begin Data block

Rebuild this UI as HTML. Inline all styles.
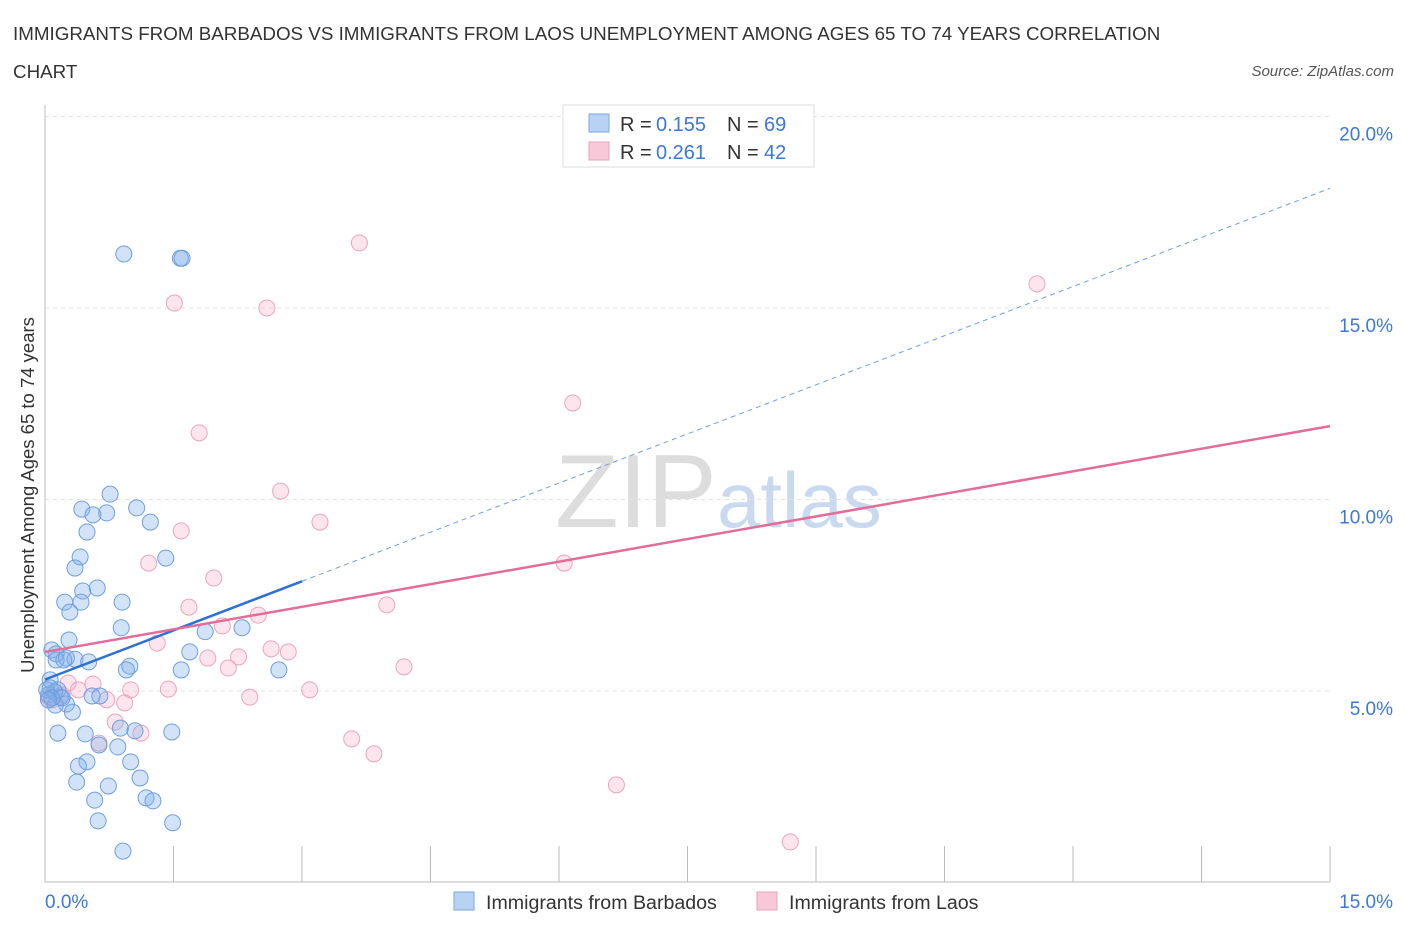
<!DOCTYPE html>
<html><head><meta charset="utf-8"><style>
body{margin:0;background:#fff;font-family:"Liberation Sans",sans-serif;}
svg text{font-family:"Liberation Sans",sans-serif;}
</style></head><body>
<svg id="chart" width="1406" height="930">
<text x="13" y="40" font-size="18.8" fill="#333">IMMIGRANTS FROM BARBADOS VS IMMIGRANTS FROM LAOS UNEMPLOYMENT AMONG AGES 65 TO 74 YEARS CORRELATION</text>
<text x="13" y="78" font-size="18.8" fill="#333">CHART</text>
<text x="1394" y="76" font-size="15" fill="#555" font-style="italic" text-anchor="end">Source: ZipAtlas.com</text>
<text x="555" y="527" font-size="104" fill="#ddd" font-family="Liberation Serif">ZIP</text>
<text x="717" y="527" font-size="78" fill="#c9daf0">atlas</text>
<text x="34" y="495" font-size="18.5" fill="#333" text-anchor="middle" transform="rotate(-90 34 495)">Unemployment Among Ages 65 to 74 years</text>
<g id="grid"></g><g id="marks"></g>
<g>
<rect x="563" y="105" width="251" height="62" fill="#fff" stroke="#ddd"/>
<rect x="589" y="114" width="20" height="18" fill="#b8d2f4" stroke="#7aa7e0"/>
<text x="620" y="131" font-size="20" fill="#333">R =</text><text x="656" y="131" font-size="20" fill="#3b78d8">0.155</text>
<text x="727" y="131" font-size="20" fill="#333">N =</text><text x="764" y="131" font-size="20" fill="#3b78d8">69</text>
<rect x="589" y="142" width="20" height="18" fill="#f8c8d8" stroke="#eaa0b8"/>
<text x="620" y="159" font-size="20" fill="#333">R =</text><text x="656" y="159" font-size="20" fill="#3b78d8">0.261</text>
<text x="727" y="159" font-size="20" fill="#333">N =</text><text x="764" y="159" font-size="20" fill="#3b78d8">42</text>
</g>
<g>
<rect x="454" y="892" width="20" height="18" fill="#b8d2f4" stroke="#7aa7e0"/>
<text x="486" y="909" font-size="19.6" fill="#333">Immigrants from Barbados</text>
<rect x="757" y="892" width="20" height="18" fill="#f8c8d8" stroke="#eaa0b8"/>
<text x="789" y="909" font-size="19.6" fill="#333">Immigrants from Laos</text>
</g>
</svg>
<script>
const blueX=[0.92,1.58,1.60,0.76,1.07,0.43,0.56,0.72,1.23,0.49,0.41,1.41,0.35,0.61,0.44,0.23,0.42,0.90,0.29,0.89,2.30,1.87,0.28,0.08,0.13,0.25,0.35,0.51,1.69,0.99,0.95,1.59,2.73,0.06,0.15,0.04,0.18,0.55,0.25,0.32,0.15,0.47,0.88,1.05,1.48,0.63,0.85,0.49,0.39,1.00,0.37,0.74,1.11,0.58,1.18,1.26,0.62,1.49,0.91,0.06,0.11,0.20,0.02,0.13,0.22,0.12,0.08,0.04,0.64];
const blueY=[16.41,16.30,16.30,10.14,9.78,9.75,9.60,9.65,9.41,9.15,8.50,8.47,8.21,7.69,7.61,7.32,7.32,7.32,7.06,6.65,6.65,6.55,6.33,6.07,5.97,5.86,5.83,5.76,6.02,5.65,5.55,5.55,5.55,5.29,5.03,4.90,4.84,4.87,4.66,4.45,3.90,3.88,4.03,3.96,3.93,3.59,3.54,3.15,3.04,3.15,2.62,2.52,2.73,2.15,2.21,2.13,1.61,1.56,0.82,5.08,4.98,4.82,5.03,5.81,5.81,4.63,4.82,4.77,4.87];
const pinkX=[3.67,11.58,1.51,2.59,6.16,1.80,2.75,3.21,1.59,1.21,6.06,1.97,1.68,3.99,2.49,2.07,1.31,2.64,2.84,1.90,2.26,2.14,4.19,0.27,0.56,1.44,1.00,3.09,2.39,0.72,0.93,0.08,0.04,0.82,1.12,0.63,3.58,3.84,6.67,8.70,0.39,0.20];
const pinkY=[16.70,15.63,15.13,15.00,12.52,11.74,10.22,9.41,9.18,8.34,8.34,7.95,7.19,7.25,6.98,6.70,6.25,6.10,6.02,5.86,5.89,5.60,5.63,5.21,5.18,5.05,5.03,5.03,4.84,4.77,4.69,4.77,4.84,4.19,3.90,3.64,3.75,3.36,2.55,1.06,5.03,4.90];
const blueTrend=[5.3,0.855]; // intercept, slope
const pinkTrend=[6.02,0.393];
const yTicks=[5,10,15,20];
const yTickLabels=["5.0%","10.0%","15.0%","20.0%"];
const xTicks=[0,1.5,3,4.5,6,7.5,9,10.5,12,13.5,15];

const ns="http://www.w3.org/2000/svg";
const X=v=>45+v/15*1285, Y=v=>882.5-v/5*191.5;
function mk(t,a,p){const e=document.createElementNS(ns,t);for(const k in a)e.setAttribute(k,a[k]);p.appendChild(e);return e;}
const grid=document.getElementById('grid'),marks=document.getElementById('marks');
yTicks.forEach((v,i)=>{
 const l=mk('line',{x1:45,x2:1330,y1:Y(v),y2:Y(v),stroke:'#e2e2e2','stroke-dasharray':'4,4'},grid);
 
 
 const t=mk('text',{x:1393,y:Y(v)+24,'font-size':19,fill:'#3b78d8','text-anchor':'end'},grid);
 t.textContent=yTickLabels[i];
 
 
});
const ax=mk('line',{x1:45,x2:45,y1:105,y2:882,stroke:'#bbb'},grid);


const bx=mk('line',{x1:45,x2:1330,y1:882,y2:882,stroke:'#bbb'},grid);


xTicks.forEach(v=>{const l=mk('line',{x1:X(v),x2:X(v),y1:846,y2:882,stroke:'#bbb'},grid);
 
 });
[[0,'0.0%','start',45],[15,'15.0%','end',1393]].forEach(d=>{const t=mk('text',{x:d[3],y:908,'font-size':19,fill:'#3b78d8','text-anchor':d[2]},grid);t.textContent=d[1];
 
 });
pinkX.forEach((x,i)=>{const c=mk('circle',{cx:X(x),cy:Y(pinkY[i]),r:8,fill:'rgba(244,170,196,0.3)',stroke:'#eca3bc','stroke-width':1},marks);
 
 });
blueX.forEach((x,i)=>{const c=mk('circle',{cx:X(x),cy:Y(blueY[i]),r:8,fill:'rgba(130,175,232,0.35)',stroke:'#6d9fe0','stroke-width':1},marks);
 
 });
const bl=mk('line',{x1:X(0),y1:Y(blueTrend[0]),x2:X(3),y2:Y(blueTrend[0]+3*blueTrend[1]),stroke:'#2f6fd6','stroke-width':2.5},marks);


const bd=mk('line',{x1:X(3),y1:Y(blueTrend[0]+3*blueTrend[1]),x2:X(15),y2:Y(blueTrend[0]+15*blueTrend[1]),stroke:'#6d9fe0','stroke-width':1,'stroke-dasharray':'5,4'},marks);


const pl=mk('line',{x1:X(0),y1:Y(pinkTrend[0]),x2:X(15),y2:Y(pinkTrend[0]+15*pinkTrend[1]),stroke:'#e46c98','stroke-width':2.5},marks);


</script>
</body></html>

end Data block

Task prompt: Keep every word of the data as it is when you write it out, but drop the pictures.

Complete output:
Rebuild this UI as HTML. Inline all styles.
<!DOCTYPE html>
<html><head><meta charset="utf-8"><style>
body{margin:0;background:#fff;font-family:"Liberation Sans",sans-serif;}
svg text{font-family:"Liberation Sans",sans-serif;}
</style></head><body>
<svg id="chart" width="1406" height="930">
<text x="13" y="40" font-size="18.8" fill="#333">IMMIGRANTS FROM BARBADOS VS IMMIGRANTS FROM LAOS UNEMPLOYMENT AMONG AGES 65 TO 74 YEARS CORRELATION</text>
<text x="13" y="78" font-size="18.8" fill="#333">CHART</text>
<text x="1394" y="76" font-size="15" fill="#555" font-style="italic" text-anchor="end">Source: ZipAtlas.com</text>
<text x="555" y="527" font-size="104" fill="#ddd" font-family="Liberation Serif">ZIP</text>
<text x="717" y="527" font-size="78" fill="#c9daf0">atlas</text>
<text x="34" y="495" font-size="18.5" fill="#333" text-anchor="middle" transform="rotate(-90 34 495)">Unemployment Among Ages 65 to 74 years</text>
<g id="grid"></g><g id="marks"></g>
<g>
<rect x="563" y="105" width="251" height="62" fill="#fff" stroke="#ddd"/>
<rect x="589" y="114" width="20" height="18" fill="#b8d2f4" stroke="#7aa7e0"/>
<text x="620" y="131" font-size="20" fill="#333">R =</text><text x="656" y="131" font-size="20" fill="#3b78d8">0.155</text>
<text x="727" y="131" font-size="20" fill="#333">N =</text><text x="764" y="131" font-size="20" fill="#3b78d8">69</text>
<rect x="589" y="142" width="20" height="18" fill="#f8c8d8" stroke="#eaa0b8"/>
<text x="620" y="159" font-size="20" fill="#333">R =</text><text x="656" y="159" font-size="20" fill="#3b78d8">0.261</text>
<text x="727" y="159" font-size="20" fill="#333">N =</text><text x="764" y="159" font-size="20" fill="#3b78d8">42</text>
</g>
<g>
<rect x="454" y="892" width="20" height="18" fill="#b8d2f4" stroke="#7aa7e0"/>
<text x="486" y="909" font-size="19.6" fill="#333">Immigrants from Barbados</text>
<rect x="757" y="892" width="20" height="18" fill="#f8c8d8" stroke="#eaa0b8"/>
<text x="789" y="909" font-size="19.6" fill="#333">Immigrants from Laos</text>
</g>
</svg>
<script>
const blueX=[0.92,1.58,1.60,0.76,1.07,0.43,0.56,0.72,1.23,0.49,0.41,1.41,0.35,0.61,0.44,0.23,0.42,0.90,0.29,0.89,2.30,1.87,0.28,0.08,0.13,0.25,0.35,0.51,1.69,0.99,0.95,1.59,2.73,0.06,0.15,0.04,0.18,0.55,0.25,0.32,0.15,0.47,0.88,1.05,1.48,0.63,0.85,0.49,0.39,1.00,0.37,0.74,1.11,0.58,1.18,1.26,0.62,1.49,0.91,0.06,0.11,0.20,0.02,0.13,0.22,0.12,0.08,0.04,0.64];
const blueY=[16.41,16.30,16.30,10.14,9.78,9.75,9.60,9.65,9.41,9.15,8.50,8.47,8.21,7.69,7.61,7.32,7.32,7.32,7.06,6.65,6.65,6.55,6.33,6.07,5.97,5.86,5.83,5.76,6.02,5.65,5.55,5.55,5.55,5.29,5.03,4.90,4.84,4.87,4.66,4.45,3.90,3.88,4.03,3.96,3.93,3.59,3.54,3.15,3.04,3.15,2.62,2.52,2.73,2.15,2.21,2.13,1.61,1.56,0.82,5.08,4.98,4.82,5.03,5.81,5.81,4.63,4.82,4.77,4.87];
const pinkX=[3.67,11.58,1.51,2.59,6.16,1.80,2.75,3.21,1.59,1.21,6.06,1.97,1.68,3.99,2.49,2.07,1.31,2.64,2.84,1.90,2.26,2.14,4.19,0.27,0.56,1.44,1.00,3.09,2.39,0.72,0.93,0.08,0.04,0.82,1.12,0.63,3.58,3.84,6.67,8.70,0.39,0.20];
const pinkY=[16.70,15.63,15.13,15.00,12.52,11.74,10.22,9.41,9.18,8.34,8.34,7.95,7.19,7.25,6.98,6.70,6.25,6.10,6.02,5.86,5.89,5.60,5.63,5.21,5.18,5.05,5.03,5.03,4.84,4.77,4.69,4.77,4.84,4.19,3.90,3.64,3.75,3.36,2.55,1.06,5.03,4.90];
const blueTrend=[5.3,0.855]; // intercept, slope
const pinkTrend=[6.02,0.393];
const yTicks=[5,10,15,20];
const yTickLabels=["5.0%","10.0%","15.0%","20.0%"];
const xTicks=[0,1.5,3,4.5,6,7.5,9,10.5,12,13.5,15];

const ns="http://www.w3.org/2000/svg";
const X=v=>45+v/15*1285, Y=v=>882.5-v/5*191.5;
function mk(t,a,p){const e=document.createElementNS(ns,t);for(const k in a)e.setAttribute(k,a[k]);p.appendChild(e);return e;}
const grid=document.getElementById('grid'),marks=document.getElementById('marks');
yTicks.forEach((v,i)=>{
 const l=mk('line',{x1:45,x2:1330,y1:Y(v),y2:Y(v),stroke:'#e2e2e2','stroke-dasharray':'4,4'},grid);
 
 
 const t=mk('text',{x:1393,y:Y(v)+24,'font-size':19,fill:'#3b78d8','text-anchor':'end'},grid);
 t.textContent=yTickLabels[i];
 
 
});
const ax=mk('line',{x1:45,x2:45,y1:105,y2:882,stroke:'#bbb'},grid);


const bx=mk('line',{x1:45,x2:1330,y1:882,y2:882,stroke:'#bbb'},grid);


xTicks.forEach(v=>{const l=mk('line',{x1:X(v),x2:X(v),y1:846,y2:882,stroke:'#bbb'},grid);
 
 });
[[0,'0.0%','start',45],[15,'15.0%','end',1393]].forEach(d=>{const t=mk('text',{x:d[3],y:908,'font-size':19,fill:'#3b78d8','text-anchor':d[2]},grid);t.textContent=d[1];
 
 });
pinkX.forEach((x,i)=>{const c=mk('circle',{cx:X(x),cy:Y(pinkY[i]),r:8,fill:'rgba(244,170,196,0.3)',stroke:'#eca3bc','stroke-width':1},marks);
 
 });
blueX.forEach((x,i)=>{const c=mk('circle',{cx:X(x),cy:Y(blueY[i]),r:8,fill:'rgba(130,175,232,0.35)',stroke:'#6d9fe0','stroke-width':1},marks);
 
 });
const bl=mk('line',{x1:X(0),y1:Y(blueTrend[0]),x2:X(3),y2:Y(blueTrend[0]+3*blueTrend[1]),stroke:'#2f6fd6','stroke-width':2.5},marks);


const bd=mk('line',{x1:X(3),y1:Y(blueTrend[0]+3*blueTrend[1]),x2:X(15),y2:Y(blueTrend[0]+15*blueTrend[1]),stroke:'#6d9fe0','stroke-width':1,'stroke-dasharray':'5,4'},marks);


const pl=mk('line',{x1:X(0),y1:Y(pinkTrend[0]),x2:X(15),y2:Y(pinkTrend[0]+15*pinkTrend[1]),stroke:'#e46c98','stroke-width':2.5},marks);


</script>
</body></html>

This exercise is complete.